Former commissioner Grigory Revzin designed the award-winning 2012 pavilion on the theme of Skolkovo.

Grigory Revzin, an architectural critic who had been selected to curate Russia's pavilion at the 2014 Venice Biennale of Architecture, announced Monday night that he had been fired by direct order from Culture Minister Vladimir Medinsky.

"I just got a call from the Culture Ministry and was told that this morning Minister Medinsky personally decided to fire me," Revzin wrote on his Facebook page, adding that he believed the firing was due to a column he wrote for Lenta.ru on March 2 that criticized Russia's policy on Ukraine.

On Tuesday, the Culture Ministry announced that Semyon Mikhailovsky, head of the St. Petersburg State Academic Institute of Art had been appointed to replace Revzin.
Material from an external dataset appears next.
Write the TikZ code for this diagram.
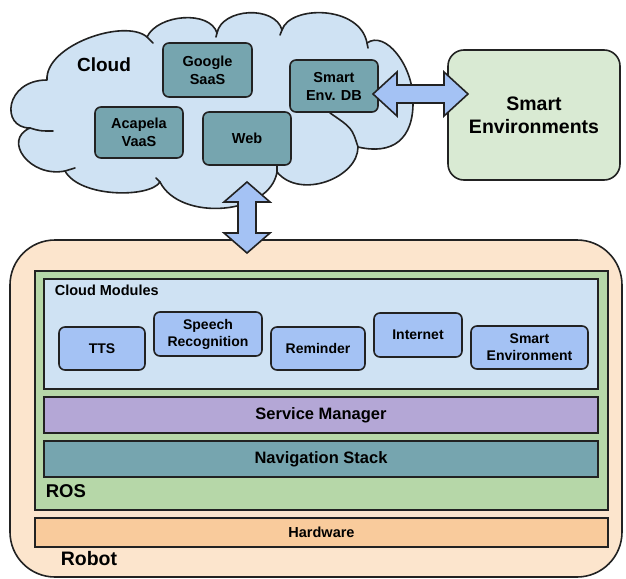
\documentclass[tikz,border=0pt]{standalone}
\usepackage{fontspec}
\setmainfont{Liberation Sans}
\definecolor{cloudfill}{HTML}{CFE2F3}
\definecolor{tealfill}{HTML}{76A5AF}
\definecolor{smartfill}{HTML}{D9EAD3}
\definecolor{arrowfill}{HTML}{A4C2F4}
\definecolor{robotfill}{HTML}{FCE5CD}
\definecolor{rosfill}{HTML}{B6D7A8}
\definecolor{svcfill}{HTML}{B4A7D6}
\definecolor{hwfill}{HTML}{F9CB9C}
\definecolor{edge}{HTML}{222222}
\begin{document}
\begin{tikzpicture}[x=1pt,y=-1pt,
  line width=1.6pt,
  every node/.style={text=black, inner sep=0pt, align=center},
  tealbox/.style={draw=edge, fill=tealfill, rounded corners=6pt,
    font=\bfseries\fontsize{14.5}{18}\selectfont},
  modbox/.style={draw=edge, fill=arrowfill, rounded corners=6pt,
    font=\bfseries\fontsize{14}{17}\selectfont},
  layer/.style={draw=edge, font=\bfseries\fontsize{16.5}{19}\selectfont},
  blockarrow/.style={draw=edge, fill=arrowfill, line width=1.6pt, line join=miter},
  stub/.style={draw=edge, line width=1.6pt, line cap=round}]
\useasboundingbox (0,0) rectangle (626,578);

% ---- cloud ----
\coordinate (cA) at (47,80);
\coordinate (cI) at (147,37);
\coordinate (cJ) at (217,33);
\coordinate (cH) at (282,30);
\coordinate (cG) at (367,43);
\coordinate (cR) at (413,100);
\coordinate (cF) at (358,147);
\coordinate (cE) at (277,172);
\coordinate (cD) at (160,182);
\coordinate (cC) at (65,171);
\coordinate (cB) at (30,128);
\path[draw=edge, fill=cloudfill, line join=round]
  (cA) .. controls (45,45) and (125,18) .. (cI)
  .. controls (158,14) and (210,10) .. (cJ)
  .. controls (222,8) and (275,5) .. (cH)
  .. controls (290,5) and (360,5) .. (cG)
  .. controls (385,30) and (413,65) .. (cR)
  .. controls (414,140) and (392,155) .. (cF)
  .. controls (358,178) and (300,200) .. (cE)
  .. controls (270,215) and (180,222) .. (cD)
  .. controls (150,198) and (80,198) .. (cC)
  .. controls (30,178) and (2,140) .. (cB)
  .. controls (0,128) and (5,80) .. (cA) -- cycle;
\draw[stub] (cF) .. controls (352,128) .. (330,113);
\draw[stub] (cB) .. controls (40,131) .. (53,131);
\draw[stub] (cC) -- (75,168);
\draw[stub] (cD) -- (156,178);
\draw[stub] (cE) -- (277,166);
\draw[stub] (cG) -- (368,48);
\draw[stub] (cH) -- (280,35);
\draw[stub] (cJ) -- (216,37);
\draw[stub] (cI) -- (153,43);

\node[font=\bfseries\fontsize{19}{22}\selectfont] (cloudlbl) at (104,65) {Cloud};
\node[tealbox, minimum width=89pt, minimum height=54pt] (google) at (207.5,70) {Google\\SaaS};
\node[tealbox, minimum width=88pt, minimum height=52pt] (sedb) at (334,86) {Smart\\Env. DB};
\node[tealbox, minimum width=88pt, minimum height=51pt] (acapela) at (139,132.5) {Acapela\\VaaS};
\node[tealbox, minimum width=88pt, minimum height=53pt] (web) at (247,138.5) {Web};

% ---- smart environments ----
\node[draw=edge, fill=smartfill, rounded corners=16pt, minimum width=172pt, minimum height=130pt,
  font=\bfseries\fontsize{19.5}{23}\selectfont] (smartenv) at (534,115) {Smart\\Environments};

% ---- robot ----
\node[draw=edge, fill=robotfill, rounded corners=45pt, minimum width=612pt, minimum height=337pt] (robot) at (316,408.5) {};
\node[draw=edge, fill=rosfill, minimum width=573pt, minimum height=239pt] (ros) at (321.5,390.5) {};
\node[draw=edge, fill=cloudfill, minimum width=554pt, minimum height=110pt] (cm) at (321,334) {};
\node[anchor=west, font=\bfseries\fontsize{14.5}{17}\selectfont] (cmlbl) at (54,290) {Cloud Modules};
\node[modbox, minimum width=86pt, minimum height=43pt] (tts) at (102,348.5) {TTS};
\node[modbox, minimum width=108pt, minimum height=44pt] (speech) at (208,334) {Speech\\Recognition};
\node[modbox, minimum width=94pt, minimum height=43pt] (reminder) at (318,348.5) {Reminder};
\node[modbox, minimum width=88pt, minimum height=44pt] (internet) at (418,335) {Internet};
\node[modbox, minimum width=117pt, minimum height=43pt] (smartmod) at (529.5,347.5) {Smart\\Environment};
\node[layer, fill=svcfill, minimum width=554pt, minimum height=36pt] (svc) at (321,415) {Service Manager};
\node[layer, fill=tealfill, minimum width=554pt, minimum height=36pt] (nav) at (321,459) {Navigation Stack};
\node[anchor=west, font=\bfseries\fontsize{18.5}{21}\selectfont] (roslbl) at (45,491) {ROS};
\node[draw=edge, fill=hwfill, minimum width=573pt, minimum height=29pt,
  font=\bfseries\fontsize{14.5}{17}\selectfont] (hw) at (321.5,532.5) {Hardware};
\node[anchor=west, font=\bfseries\fontsize{19.5}{22}\selectfont] (robotlbl) at (60,559) {Robot};

% ---- block arrows ----
\coordinate (hL) at (373,94);
\coordinate (hR) at (468,94);
\draw[blockarrow] (hL) -- ++(24,-22) -- ++(0,13) -- ++(47,0) -- ++(0,-13) -- (hR)
  -- ++(-24,22) -- ++(0,-13) -- ++(-47,0) -- ++(0,13) -- cycle;
\coordinate (vT) at (247,182);
\coordinate (vB) at (247,253);
\draw[blockarrow] (vT) -- ++(23,20) -- ++(-14,0) -- ++(0,31) -- ++(14,0) -- (vB)
  -- ++(-23,-20) -- ++(14,0) -- ++(0,-31) -- ++(-14,0) -- cycle;
\end{tikzpicture}
\end{document}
Mikhailovsky does have prior experience organizing exhibitions, though he has not yet worked on a project on the same magnitude as the Venice Biennale, a world-renowned forum for architecture that receives considerable media attention.

Andrei Baburov / CC-BY-SA-3.0

Grigory Revzin

"Semyon Mikhailovsky will replace Grigory Revzin, whose very active creative and journalistic work has recently prevented him from fully participating in the project, preparations for which are proceeding at full speed," Deputy Culture Minister Yelena Milovzorova said, Interfax reported.

Revzin, a historian and architectural critic, was first appointed commissioner of the Russian pavilion in 2010, and in 2012 he presented the Skolkovo project, for which he was awarded the Venice Prize, the second-place award for the biennale.

Revzin's column on Lenta.ru expressed surprise at Putin's decision to intervene in Ukrainian internal affairs, saying that "sending the military into Ukraine is a risk, a card game: the adventurous Saakashvili might play this way, but Putin — what happened to him?"

The column further expressed a belief that any possible conflict in Ukraine would unite educated Russians against Putin. "War — this is a transformation of all Western-leaning citizens — that is, the absolute majority of successful, educated, self-sufficient city dwellers — into a fifth column," Revzin wrote.

However, Revzin's column is not wholly critical of Putin's actions, and in fact expresses a certain amount of sympathy with the president's position, describing attempts to portray Putin's government as a reincarnation of Stalin's Russia as "fake," noting the wide divide between "millions of repressed individuals [under Stalin] and the seven sentenced in the Bolotnoye Case."

Lenta.ru itself has been pressured by the government in recent weeks, with long-time head Galina Timchenko forced out and replaced by Alexei Goreslavsky, the reputedly pro-Kremlin former head of Vzglyad.ru, after receiving an official warning about possible "extremism" charges. Following the change in leadership,  at least 39 of Lenta.ru's staff members, including 32 journalists and all of its photo editing staff, quit in support of Timchenko.

With only three months remaining until the opening of the biennale, the change in leadership comes at an inopportune time. With Revzin's strong track record in the two biennales he previously managed, Mikhailovsky will have big boots to fill as he gets up to speed on plans for the coming season.